▶ **WORK TO COMPLETE**
Return all of the lines below exactly as they are.

▶ **SUPPLIED INFORMATION**
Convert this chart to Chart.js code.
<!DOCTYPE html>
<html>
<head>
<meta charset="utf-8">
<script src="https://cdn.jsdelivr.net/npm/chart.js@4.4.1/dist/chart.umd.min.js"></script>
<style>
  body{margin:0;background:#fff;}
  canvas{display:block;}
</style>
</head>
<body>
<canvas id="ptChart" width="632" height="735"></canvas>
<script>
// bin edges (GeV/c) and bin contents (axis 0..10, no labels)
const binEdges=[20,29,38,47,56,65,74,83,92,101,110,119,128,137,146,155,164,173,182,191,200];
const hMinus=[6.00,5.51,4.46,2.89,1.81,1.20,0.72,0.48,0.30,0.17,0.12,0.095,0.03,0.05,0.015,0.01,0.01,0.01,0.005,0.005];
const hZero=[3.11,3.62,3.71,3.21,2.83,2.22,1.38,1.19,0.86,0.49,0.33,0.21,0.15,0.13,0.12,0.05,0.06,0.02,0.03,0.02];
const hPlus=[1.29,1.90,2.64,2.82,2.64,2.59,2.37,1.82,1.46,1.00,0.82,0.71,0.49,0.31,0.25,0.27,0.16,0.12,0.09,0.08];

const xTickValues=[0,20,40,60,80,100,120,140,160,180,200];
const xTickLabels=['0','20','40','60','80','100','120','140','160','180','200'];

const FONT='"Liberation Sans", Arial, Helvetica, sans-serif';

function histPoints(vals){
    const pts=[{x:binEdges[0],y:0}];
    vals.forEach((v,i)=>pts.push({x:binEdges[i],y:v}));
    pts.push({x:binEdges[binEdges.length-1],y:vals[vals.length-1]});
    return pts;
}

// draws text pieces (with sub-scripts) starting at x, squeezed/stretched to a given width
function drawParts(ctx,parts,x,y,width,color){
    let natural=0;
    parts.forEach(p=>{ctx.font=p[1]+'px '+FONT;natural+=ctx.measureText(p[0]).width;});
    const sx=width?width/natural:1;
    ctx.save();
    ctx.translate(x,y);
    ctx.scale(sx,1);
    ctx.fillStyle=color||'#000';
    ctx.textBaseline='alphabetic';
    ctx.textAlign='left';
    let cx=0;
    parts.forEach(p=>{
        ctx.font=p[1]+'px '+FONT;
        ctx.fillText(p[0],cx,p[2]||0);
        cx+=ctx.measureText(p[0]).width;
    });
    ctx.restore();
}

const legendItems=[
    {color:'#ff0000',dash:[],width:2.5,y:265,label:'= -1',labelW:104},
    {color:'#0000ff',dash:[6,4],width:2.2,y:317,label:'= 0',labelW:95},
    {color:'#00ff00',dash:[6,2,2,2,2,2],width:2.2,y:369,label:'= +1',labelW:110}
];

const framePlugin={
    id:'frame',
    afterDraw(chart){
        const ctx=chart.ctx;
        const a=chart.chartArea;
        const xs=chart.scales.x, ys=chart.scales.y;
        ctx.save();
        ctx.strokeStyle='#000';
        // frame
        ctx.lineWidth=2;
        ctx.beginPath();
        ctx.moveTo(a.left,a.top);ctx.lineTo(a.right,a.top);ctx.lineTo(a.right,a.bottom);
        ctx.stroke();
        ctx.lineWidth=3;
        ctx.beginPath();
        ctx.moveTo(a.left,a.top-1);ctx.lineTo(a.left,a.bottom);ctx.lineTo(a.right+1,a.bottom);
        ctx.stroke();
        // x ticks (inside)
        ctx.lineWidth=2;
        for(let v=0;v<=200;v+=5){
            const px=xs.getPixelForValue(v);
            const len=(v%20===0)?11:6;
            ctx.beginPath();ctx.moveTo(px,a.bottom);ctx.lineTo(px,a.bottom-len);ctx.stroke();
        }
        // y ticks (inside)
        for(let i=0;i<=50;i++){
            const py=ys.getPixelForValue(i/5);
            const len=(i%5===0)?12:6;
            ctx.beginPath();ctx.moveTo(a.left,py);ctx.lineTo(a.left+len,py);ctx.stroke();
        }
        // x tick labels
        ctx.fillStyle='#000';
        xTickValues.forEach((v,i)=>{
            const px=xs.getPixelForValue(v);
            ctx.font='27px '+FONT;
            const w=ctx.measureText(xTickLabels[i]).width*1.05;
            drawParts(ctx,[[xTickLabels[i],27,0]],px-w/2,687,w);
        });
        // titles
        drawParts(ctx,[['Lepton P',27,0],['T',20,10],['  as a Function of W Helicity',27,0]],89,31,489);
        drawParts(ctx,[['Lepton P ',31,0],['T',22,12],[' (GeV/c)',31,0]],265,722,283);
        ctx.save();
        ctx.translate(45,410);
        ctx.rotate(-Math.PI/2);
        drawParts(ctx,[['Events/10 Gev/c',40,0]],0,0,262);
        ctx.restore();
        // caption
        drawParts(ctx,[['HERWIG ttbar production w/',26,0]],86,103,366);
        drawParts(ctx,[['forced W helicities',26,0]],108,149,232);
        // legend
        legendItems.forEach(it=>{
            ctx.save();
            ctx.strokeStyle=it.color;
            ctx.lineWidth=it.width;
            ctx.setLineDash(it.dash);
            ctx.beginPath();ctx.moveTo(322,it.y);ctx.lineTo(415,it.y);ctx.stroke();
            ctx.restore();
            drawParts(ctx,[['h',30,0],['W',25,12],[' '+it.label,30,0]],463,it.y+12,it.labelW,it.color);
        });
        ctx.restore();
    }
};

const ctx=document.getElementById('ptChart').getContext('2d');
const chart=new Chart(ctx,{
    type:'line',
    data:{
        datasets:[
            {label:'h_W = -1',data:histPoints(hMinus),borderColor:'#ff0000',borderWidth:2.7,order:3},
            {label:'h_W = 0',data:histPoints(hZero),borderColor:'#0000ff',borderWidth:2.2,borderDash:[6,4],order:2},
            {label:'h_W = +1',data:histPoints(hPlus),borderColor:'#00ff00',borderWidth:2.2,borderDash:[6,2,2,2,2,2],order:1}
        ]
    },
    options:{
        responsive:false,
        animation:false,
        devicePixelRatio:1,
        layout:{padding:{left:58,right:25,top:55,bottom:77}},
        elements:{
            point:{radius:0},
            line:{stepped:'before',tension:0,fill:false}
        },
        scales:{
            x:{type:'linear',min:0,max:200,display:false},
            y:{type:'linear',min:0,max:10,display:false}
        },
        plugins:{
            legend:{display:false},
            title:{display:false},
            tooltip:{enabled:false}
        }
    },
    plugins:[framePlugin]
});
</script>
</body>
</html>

▶ **RESULT BELOW**
Convert this chart to Chart.js code.
<!DOCTYPE html>
<html>
<head>
<meta charset="utf-8">
<script src="https://cdn.jsdelivr.net/npm/chart.js@4.4.1/dist/chart.umd.min.js"></script>
<style>
  body{margin:0;background:#fff;}
  canvas{display:block;}
</style>
</head>
<body>
<canvas id="ptChart" width="632" height="735"></canvas>
<script>
// bin edges (GeV/c) and bin contents (axis 0..10, no labels)
const binEdges=[20,29,38,47,56,65,74,83,92,101,110,119,128,137,146,155,164,173,182,191,200];
const hMinus=[6.00,5.51,4.46,2.89,1.81,1.20,0.72,0.48,0.30,0.17,0.12,0.095,0.03,0.05,0.015,0.01,0.01,0.01,0.005,0.005];
const hZero=[3.11,3.62,3.71,3.21,2.83,2.22,1.38,1.19,0.86,0.49,0.33,0.21,0.15,0.13,0.12,0.05,0.06,0.02,0.03,0.02];
const hPlus=[1.29,1.90,2.64,2.82,2.64,2.59,2.37,1.82,1.46,1.00,0.82,0.71,0.49,0.31,0.25,0.27,0.16,0.12,0.09,0.08];

const xTickValues=[0,20,40,60,80,100,120,140,160,180,200];
const xTickLabels=['0','20','40','60','80','100','120','140','160','180','200'];

const FONT='"Liberation Sans", Arial, Helvetica, sans-serif';

function histPoints(vals){
    const pts=[{x:binEdges[0],y:0}];
    vals.forEach((v,i)=>pts.push({x:binEdges[i],y:v}));
    pts.push({x:binEdges[binEdges.length-1],y:vals[vals.length-1]});
    return pts;
}

// draws text pieces (with sub-scripts) starting at x, squeezed/stretched to a given width
function drawParts(ctx,parts,x,y,width,color){
    let natural=0;
    parts.forEach(p=>{ctx.font=p[1]+'px '+FONT;natural+=ctx.measureText(p[0]).width;});
    const sx=width?width/natural:1;
    ctx.save();
    ctx.translate(x,y);
    ctx.scale(sx,1);
    ctx.fillStyle=color||'#000';
    ctx.textBaseline='alphabetic';
    ctx.textAlign='left';
    let cx=0;
    parts.forEach(p=>{
        ctx.font=p[1]+'px '+FONT;
        ctx.fillText(p[0],cx,p[2]||0);
        cx+=ctx.measureText(p[0]).width;
    });
    ctx.restore();
}

const legendItems=[
    {color:'#ff0000',dash:[],width:2.5,y:265,label:'= -1',labelW:104},
    {color:'#0000ff',dash:[6,4],width:2.2,y:317,label:'= 0',labelW:95},
    {color:'#00ff00',dash:[6,2,2,2,2,2],width:2.2,y:369,label:'= +1',labelW:110}
];

const framePlugin={
    id:'frame',
    afterDraw(chart){
        const ctx=chart.ctx;
        const a=chart.chartArea;
        const xs=chart.scales.x, ys=chart.scales.y;
        ctx.save();
        ctx.strokeStyle='#000';
        // frame
        ctx.lineWidth=2;
        ctx.beginPath();
        ctx.moveTo(a.left,a.top);ctx.lineTo(a.right,a.top);ctx.lineTo(a.right,a.bottom);
        ctx.stroke();
        ctx.lineWidth=3;
        ctx.beginPath();
        ctx.moveTo(a.left,a.top-1);ctx.lineTo(a.left,a.bottom);ctx.lineTo(a.right+1,a.bottom);
        ctx.stroke();
        // x ticks (inside)
        ctx.lineWidth=2;
        for(let v=0;v<=200;v+=5){
            const px=xs.getPixelForValue(v);
            const len=(v%20===0)?11:6;
            ctx.beginPath();ctx.moveTo(px,a.bottom);ctx.lineTo(px,a.bottom-len);ctx.stroke();
        }
        // y ticks (inside)
        for(let i=0;i<=50;i++){
            const py=ys.getPixelForValue(i/5);
            const len=(i%5===0)?12:6;
            ctx.beginPath();ctx.moveTo(a.left,py);ctx.lineTo(a.left+len,py);ctx.stroke();
        }
        // x tick labels
        ctx.fillStyle='#000';
        xTickValues.forEach((v,i)=>{
            const px=xs.getPixelForValue(v);
            ctx.font='27px '+FONT;
            const w=ctx.measureText(xTickLabels[i]).width*1.05;
            drawParts(ctx,[[xTickLabels[i],27,0]],px-w/2,687,w);
        });
        // titles
        drawParts(ctx,[['Lepton P',27,0],['T',20,10],['  as a Function of W Helicity',27,0]],89,31,489);
        drawParts(ctx,[['Lepton P ',31,0],['T',22,12],[' (GeV/c)',31,0]],265,722,283);
        ctx.save();
        ctx.translate(45,410);
        ctx.rotate(-Math.PI/2);
        drawParts(ctx,[['Events/10 Gev/c',40,0]],0,0,262);
        ctx.restore();
        // caption
        drawParts(ctx,[['HERWIG ttbar production w/',26,0]],86,103,366);
        drawParts(ctx,[['forced W helicities',26,0]],108,149,232);
        // legend
        legendItems.forEach(it=>{
            ctx.save();
            ctx.strokeStyle=it.color;
            ctx.lineWidth=it.width;
            ctx.setLineDash(it.dash);
            ctx.beginPath();ctx.moveTo(322,it.y);ctx.lineTo(415,it.y);ctx.stroke();
            ctx.restore();
            drawParts(ctx,[['h',30,0],['W',25,12],[' '+it.label,30,0]],463,it.y+12,it.labelW,it.color);
        });
        ctx.restore();
    }
};

const ctx=document.getElementById('ptChart').getContext('2d');
const chart=new Chart(ctx,{
    type:'line',
    data:{
        datasets:[
            {label:'h_W = -1',data:histPoints(hMinus),borderColor:'#ff0000',borderWidth:2.7,order:3},
            {label:'h_W = 0',data:histPoints(hZero),borderColor:'#0000ff',borderWidth:2.2,borderDash:[6,4],order:2},
            {label:'h_W = +1',data:histPoints(hPlus),borderColor:'#00ff00',borderWidth:2.2,borderDash:[6,2,2,2,2,2],order:1}
        ]
    },
    options:{
        responsive:false,
        animation:false,
        devicePixelRatio:1,
        layout:{padding:{left:58,right:25,top:55,bottom:77}},
        elements:{
            point:{radius:0},
            line:{stepped:'before',tension:0,fill:false}
        },
        scales:{
            x:{type:'linear',min:0,max:200,display:false},
            y:{type:'linear',min:0,max:10,display:false}
        },
        plugins:{
            legend:{display:false},
            title:{display:false},
            tooltip:{enabled:false}
        }
    },
    plugins:[framePlugin]
});
</script>
</body>
</html>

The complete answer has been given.